▶ _Exercise directions_
Return each line of the data below exactly, omitting any pictures.

** Start Data **

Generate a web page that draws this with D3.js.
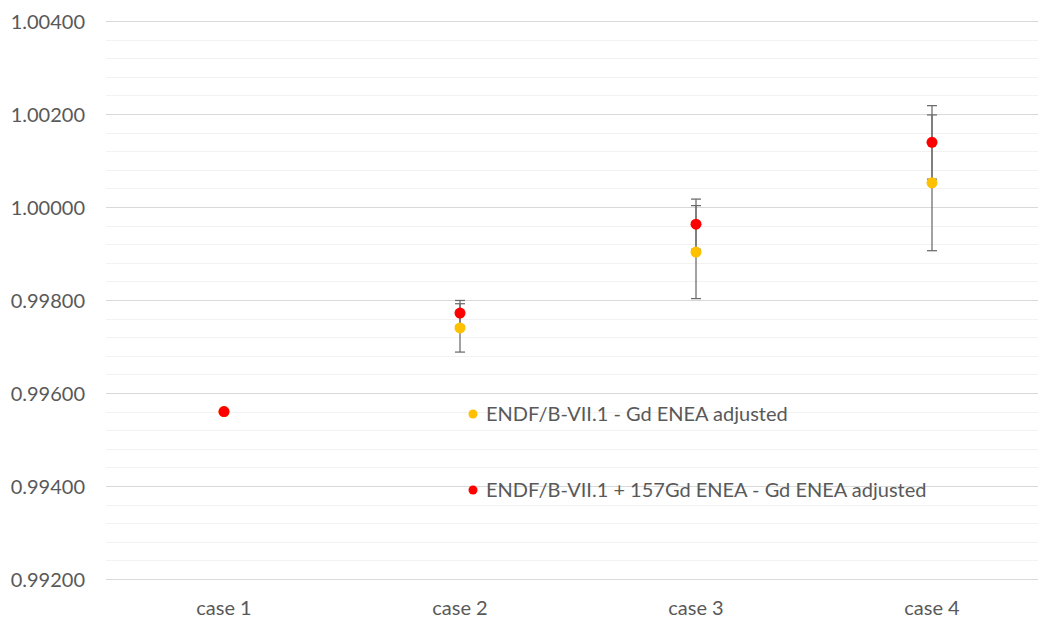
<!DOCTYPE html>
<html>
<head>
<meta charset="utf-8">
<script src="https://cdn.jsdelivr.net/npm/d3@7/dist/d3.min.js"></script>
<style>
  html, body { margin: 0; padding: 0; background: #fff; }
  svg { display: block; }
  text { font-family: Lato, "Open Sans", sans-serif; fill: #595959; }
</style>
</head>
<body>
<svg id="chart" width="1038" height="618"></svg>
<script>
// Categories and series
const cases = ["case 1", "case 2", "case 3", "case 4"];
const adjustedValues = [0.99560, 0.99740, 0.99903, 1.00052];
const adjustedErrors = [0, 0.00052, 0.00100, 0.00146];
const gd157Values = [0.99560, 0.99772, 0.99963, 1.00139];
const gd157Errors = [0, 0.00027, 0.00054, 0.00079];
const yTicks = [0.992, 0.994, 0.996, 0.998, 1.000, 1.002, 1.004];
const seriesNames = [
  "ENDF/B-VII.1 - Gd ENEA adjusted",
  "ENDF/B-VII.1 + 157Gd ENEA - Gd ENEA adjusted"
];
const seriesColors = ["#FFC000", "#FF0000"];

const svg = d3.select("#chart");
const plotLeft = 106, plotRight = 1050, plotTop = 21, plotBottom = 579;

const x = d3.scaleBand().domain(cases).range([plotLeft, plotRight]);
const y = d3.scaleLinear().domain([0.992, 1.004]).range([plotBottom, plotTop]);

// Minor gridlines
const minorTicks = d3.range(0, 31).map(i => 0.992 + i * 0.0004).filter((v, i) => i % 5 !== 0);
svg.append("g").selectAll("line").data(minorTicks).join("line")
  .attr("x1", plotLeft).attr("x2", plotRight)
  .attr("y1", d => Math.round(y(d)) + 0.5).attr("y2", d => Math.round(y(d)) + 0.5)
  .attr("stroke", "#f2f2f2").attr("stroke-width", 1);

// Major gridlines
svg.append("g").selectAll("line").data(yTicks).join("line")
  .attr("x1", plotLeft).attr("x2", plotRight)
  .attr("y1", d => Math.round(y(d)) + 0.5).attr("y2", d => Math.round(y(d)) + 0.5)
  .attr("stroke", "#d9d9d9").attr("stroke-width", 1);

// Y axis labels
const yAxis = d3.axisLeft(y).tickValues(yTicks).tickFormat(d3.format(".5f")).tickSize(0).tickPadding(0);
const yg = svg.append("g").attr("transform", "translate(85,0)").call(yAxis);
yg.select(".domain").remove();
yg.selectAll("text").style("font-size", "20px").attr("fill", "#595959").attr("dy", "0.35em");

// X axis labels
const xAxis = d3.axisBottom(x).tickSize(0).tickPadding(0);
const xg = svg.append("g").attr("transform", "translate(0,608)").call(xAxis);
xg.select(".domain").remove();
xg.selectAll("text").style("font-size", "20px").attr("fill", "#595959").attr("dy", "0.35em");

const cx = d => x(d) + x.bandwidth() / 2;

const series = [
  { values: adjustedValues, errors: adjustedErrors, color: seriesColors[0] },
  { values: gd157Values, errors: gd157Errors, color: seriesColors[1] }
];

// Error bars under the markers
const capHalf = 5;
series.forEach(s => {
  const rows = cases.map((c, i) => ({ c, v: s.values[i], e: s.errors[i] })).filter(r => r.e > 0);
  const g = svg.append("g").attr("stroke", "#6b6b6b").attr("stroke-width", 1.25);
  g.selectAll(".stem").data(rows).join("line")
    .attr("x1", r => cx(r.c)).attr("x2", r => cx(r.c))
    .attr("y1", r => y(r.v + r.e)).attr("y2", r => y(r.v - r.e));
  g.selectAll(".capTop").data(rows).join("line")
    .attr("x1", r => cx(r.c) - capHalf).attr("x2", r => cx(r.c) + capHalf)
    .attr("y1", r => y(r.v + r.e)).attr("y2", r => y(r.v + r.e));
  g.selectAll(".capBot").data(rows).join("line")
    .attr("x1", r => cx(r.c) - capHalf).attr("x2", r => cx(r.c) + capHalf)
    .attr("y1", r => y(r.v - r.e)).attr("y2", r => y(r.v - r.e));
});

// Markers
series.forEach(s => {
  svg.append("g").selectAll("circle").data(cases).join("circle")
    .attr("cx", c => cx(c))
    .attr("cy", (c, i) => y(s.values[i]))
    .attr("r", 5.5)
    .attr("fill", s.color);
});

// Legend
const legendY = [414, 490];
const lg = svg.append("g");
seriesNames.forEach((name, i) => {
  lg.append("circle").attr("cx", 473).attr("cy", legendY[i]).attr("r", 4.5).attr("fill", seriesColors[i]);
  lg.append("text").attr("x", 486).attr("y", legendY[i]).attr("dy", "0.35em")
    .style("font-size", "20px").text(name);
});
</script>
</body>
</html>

** End Data **

▶ _Task answer_
Generate a web page that draws this with D3.js.
<!DOCTYPE html>
<html>
<head>
<meta charset="utf-8">
<script src="https://cdn.jsdelivr.net/npm/d3@7/dist/d3.min.js"></script>
<style>
  html, body { margin: 0; padding: 0; background: #fff; }
  svg { display: block; }
  text { font-family: Lato, "Open Sans", sans-serif; fill: #595959; }
</style>
</head>
<body>
<svg id="chart" width="1038" height="618"></svg>
<script>
// Categories and series
const cases = ["case 1", "case 2", "case 3", "case 4"];
const adjustedValues = [0.99560, 0.99740, 0.99903, 1.00052];
const adjustedErrors = [0, 0.00052, 0.00100, 0.00146];
const gd157Values = [0.99560, 0.99772, 0.99963, 1.00139];
const gd157Errors = [0, 0.00027, 0.00054, 0.00079];
const yTicks = [0.992, 0.994, 0.996, 0.998, 1.000, 1.002, 1.004];
const seriesNames = [
  "ENDF/B-VII.1 - Gd ENEA adjusted",
  "ENDF/B-VII.1 + 157Gd ENEA - Gd ENEA adjusted"
];
const seriesColors = ["#FFC000", "#FF0000"];

const svg = d3.select("#chart");
const plotLeft = 106, plotRight = 1050, plotTop = 21, plotBottom = 579;

const x = d3.scaleBand().domain(cases).range([plotLeft, plotRight]);
const y = d3.scaleLinear().domain([0.992, 1.004]).range([plotBottom, plotTop]);

// Minor gridlines
const minorTicks = d3.range(0, 31).map(i => 0.992 + i * 0.0004).filter((v, i) => i % 5 !== 0);
svg.append("g").selectAll("line").data(minorTicks).join("line")
  .attr("x1", plotLeft).attr("x2", plotRight)
  .attr("y1", d => Math.round(y(d)) + 0.5).attr("y2", d => Math.round(y(d)) + 0.5)
  .attr("stroke", "#f2f2f2").attr("stroke-width", 1);

// Major gridlines
svg.append("g").selectAll("line").data(yTicks).join("line")
  .attr("x1", plotLeft).attr("x2", plotRight)
  .attr("y1", d => Math.round(y(d)) + 0.5).attr("y2", d => Math.round(y(d)) + 0.5)
  .attr("stroke", "#d9d9d9").attr("stroke-width", 1);

// Y axis labels
const yAxis = d3.axisLeft(y).tickValues(yTicks).tickFormat(d3.format(".5f")).tickSize(0).tickPadding(0);
const yg = svg.append("g").attr("transform", "translate(85,0)").call(yAxis);
yg.select(".domain").remove();
yg.selectAll("text").style("font-size", "20px").attr("fill", "#595959").attr("dy", "0.35em");

// X axis labels
const xAxis = d3.axisBottom(x).tickSize(0).tickPadding(0);
const xg = svg.append("g").attr("transform", "translate(0,608)").call(xAxis);
xg.select(".domain").remove();
xg.selectAll("text").style("font-size", "20px").attr("fill", "#595959").attr("dy", "0.35em");

const cx = d => x(d) + x.bandwidth() / 2;

const series = [
  { values: adjustedValues, errors: adjustedErrors, color: seriesColors[0] },
  { values: gd157Values, errors: gd157Errors, color: seriesColors[1] }
];

// Error bars under the markers
const capHalf = 5;
series.forEach(s => {
  const rows = cases.map((c, i) => ({ c, v: s.values[i], e: s.errors[i] })).filter(r => r.e > 0);
  const g = svg.append("g").attr("stroke", "#6b6b6b").attr("stroke-width", 1.25);
  g.selectAll(".stem").data(rows).join("line")
    .attr("x1", r => cx(r.c)).attr("x2", r => cx(r.c))
    .attr("y1", r => y(r.v + r.e)).attr("y2", r => y(r.v - r.e));
  g.selectAll(".capTop").data(rows).join("line")
    .attr("x1", r => cx(r.c) - capHalf).attr("x2", r => cx(r.c) + capHalf)
    .attr("y1", r => y(r.v + r.e)).attr("y2", r => y(r.v + r.e));
  g.selectAll(".capBot").data(rows).join("line")
    .attr("x1", r => cx(r.c) - capHalf).attr("x2", r => cx(r.c) + capHalf)
    .attr("y1", r => y(r.v - r.e)).attr("y2", r => y(r.v - r.e));
});

// Markers
series.forEach(s => {
  svg.append("g").selectAll("circle").data(cases).join("circle")
    .attr("cx", c => cx(c))
    .attr("cy", (c, i) => y(s.values[i]))
    .attr("r", 5.5)
    .attr("fill", s.color);
});

// Legend
const legendY = [414, 490];
const lg = svg.append("g");
seriesNames.forEach((name, i) => {
  lg.append("circle").attr("cx", 473).attr("cy", legendY[i]).attr("r", 4.5).attr("fill", seriesColors[i]);
  lg.append("text").attr("x", 486).attr("y", legendY[i]).attr("dy", "0.35em")
    .style("font-size", "20px").text(name);
});
</script>
</body>
</html>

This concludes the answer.